**Work required:** Locate the lines that hold the string "this". Copy every such line.

**Entries provided:**
>> BEGIN
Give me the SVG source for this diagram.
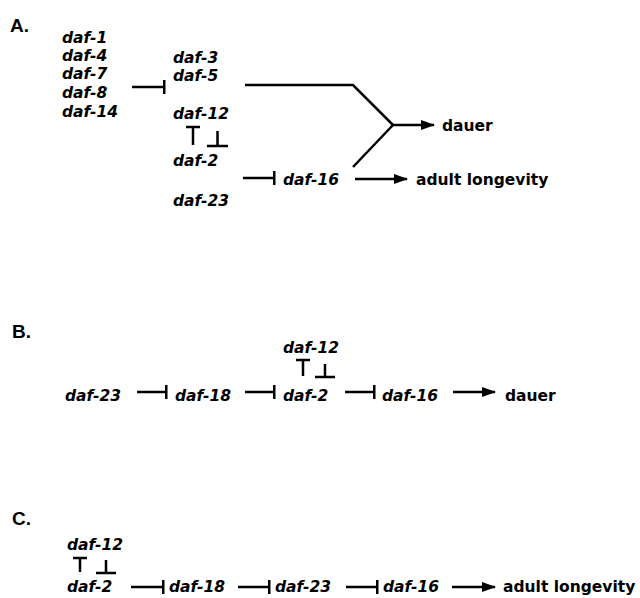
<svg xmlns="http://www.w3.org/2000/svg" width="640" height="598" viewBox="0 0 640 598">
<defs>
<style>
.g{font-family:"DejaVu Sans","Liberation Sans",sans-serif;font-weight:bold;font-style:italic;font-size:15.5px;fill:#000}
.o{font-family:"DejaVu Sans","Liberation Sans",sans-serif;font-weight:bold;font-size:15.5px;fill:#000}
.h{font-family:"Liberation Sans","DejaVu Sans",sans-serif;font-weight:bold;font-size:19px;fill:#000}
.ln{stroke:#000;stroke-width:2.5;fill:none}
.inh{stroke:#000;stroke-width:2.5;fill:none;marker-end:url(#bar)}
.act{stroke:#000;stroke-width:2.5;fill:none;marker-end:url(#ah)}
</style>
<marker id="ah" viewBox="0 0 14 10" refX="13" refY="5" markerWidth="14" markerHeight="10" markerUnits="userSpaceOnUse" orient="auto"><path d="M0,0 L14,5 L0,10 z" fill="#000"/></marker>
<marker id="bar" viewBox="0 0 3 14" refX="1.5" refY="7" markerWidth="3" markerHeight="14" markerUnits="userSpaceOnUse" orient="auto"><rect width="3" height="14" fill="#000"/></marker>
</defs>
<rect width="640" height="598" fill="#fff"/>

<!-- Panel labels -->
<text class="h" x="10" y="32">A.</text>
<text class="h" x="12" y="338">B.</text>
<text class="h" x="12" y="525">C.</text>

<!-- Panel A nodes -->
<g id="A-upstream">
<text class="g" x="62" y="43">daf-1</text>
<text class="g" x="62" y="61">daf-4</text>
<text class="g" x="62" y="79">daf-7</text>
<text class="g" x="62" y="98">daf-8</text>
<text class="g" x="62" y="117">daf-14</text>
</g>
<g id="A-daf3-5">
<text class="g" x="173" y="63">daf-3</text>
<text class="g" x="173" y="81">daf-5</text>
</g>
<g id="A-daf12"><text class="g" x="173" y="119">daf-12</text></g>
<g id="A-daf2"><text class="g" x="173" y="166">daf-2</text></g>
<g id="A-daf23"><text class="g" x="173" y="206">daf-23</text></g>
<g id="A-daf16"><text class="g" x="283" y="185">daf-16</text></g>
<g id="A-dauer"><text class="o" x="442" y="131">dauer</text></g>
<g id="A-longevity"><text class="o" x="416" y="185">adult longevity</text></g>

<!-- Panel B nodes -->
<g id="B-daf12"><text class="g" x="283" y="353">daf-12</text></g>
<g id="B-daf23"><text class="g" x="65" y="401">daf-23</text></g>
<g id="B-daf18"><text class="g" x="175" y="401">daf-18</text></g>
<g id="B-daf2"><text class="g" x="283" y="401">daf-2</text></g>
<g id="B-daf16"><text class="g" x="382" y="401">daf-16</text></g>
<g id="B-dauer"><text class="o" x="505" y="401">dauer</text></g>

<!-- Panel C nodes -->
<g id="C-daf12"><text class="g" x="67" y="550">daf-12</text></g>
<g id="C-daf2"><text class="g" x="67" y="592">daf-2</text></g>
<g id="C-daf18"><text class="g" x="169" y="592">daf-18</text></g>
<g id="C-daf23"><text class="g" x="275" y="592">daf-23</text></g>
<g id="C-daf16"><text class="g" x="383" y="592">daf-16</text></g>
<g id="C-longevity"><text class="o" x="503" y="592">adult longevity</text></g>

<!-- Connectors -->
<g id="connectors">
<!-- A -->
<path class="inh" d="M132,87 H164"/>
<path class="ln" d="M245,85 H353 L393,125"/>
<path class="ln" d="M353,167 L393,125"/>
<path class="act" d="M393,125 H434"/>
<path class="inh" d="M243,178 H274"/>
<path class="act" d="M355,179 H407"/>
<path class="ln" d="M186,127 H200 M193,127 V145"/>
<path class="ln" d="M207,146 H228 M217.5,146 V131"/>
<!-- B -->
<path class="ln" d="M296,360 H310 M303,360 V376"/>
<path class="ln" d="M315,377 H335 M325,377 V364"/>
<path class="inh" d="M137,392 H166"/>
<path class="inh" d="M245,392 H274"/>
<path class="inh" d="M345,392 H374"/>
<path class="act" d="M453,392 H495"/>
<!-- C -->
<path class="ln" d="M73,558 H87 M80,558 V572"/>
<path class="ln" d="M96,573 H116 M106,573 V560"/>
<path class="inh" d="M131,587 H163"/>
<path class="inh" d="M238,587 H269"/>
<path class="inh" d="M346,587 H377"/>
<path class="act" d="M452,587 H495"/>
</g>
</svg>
>> END
>> BEGIN
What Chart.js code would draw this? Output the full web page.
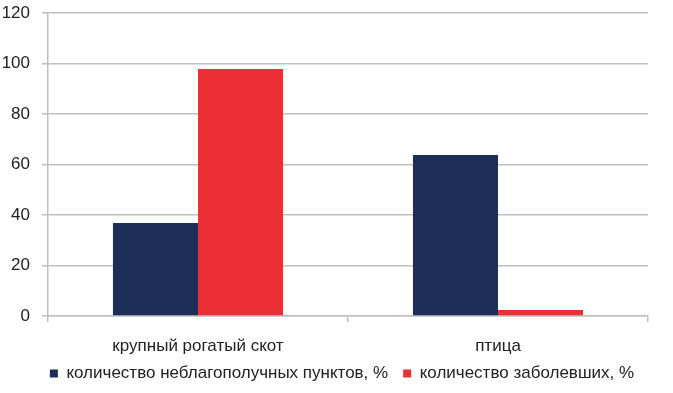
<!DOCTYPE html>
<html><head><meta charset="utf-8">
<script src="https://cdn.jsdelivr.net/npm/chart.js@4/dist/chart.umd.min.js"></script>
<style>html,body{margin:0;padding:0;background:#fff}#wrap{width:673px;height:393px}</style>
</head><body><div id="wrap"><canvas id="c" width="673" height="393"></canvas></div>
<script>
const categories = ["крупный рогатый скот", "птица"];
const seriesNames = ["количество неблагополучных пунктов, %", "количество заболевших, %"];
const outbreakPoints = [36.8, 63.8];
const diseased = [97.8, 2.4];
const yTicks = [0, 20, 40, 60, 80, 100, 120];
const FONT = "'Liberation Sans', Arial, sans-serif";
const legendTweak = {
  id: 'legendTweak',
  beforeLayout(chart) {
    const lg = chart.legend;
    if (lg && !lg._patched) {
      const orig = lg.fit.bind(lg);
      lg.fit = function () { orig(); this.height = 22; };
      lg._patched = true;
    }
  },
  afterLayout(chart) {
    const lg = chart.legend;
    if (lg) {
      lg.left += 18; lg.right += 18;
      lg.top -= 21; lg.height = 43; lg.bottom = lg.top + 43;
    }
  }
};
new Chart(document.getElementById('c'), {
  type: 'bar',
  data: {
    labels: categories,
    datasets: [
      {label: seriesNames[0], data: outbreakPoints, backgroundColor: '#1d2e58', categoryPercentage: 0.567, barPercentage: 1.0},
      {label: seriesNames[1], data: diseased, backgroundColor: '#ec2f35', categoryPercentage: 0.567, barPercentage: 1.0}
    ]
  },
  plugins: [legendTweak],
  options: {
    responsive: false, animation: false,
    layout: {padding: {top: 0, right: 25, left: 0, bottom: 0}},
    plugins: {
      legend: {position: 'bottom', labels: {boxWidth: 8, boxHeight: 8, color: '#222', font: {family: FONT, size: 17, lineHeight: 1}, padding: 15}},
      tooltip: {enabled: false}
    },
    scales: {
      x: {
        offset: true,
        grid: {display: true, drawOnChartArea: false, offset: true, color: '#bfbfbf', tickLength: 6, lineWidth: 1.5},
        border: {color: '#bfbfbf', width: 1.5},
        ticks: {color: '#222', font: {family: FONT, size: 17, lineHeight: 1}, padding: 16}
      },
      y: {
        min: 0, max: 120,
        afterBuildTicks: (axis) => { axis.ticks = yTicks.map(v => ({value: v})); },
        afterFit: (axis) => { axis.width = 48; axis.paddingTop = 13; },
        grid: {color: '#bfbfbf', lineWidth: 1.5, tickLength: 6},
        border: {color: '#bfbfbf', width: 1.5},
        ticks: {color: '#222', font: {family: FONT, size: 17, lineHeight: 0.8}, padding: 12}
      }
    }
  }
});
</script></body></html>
>> END
**Final result:**
Give me the SVG source for this diagram.
What Chart.js code would draw this? Output the full web page.
      lg.fit = function () { orig(); this.height = 22; };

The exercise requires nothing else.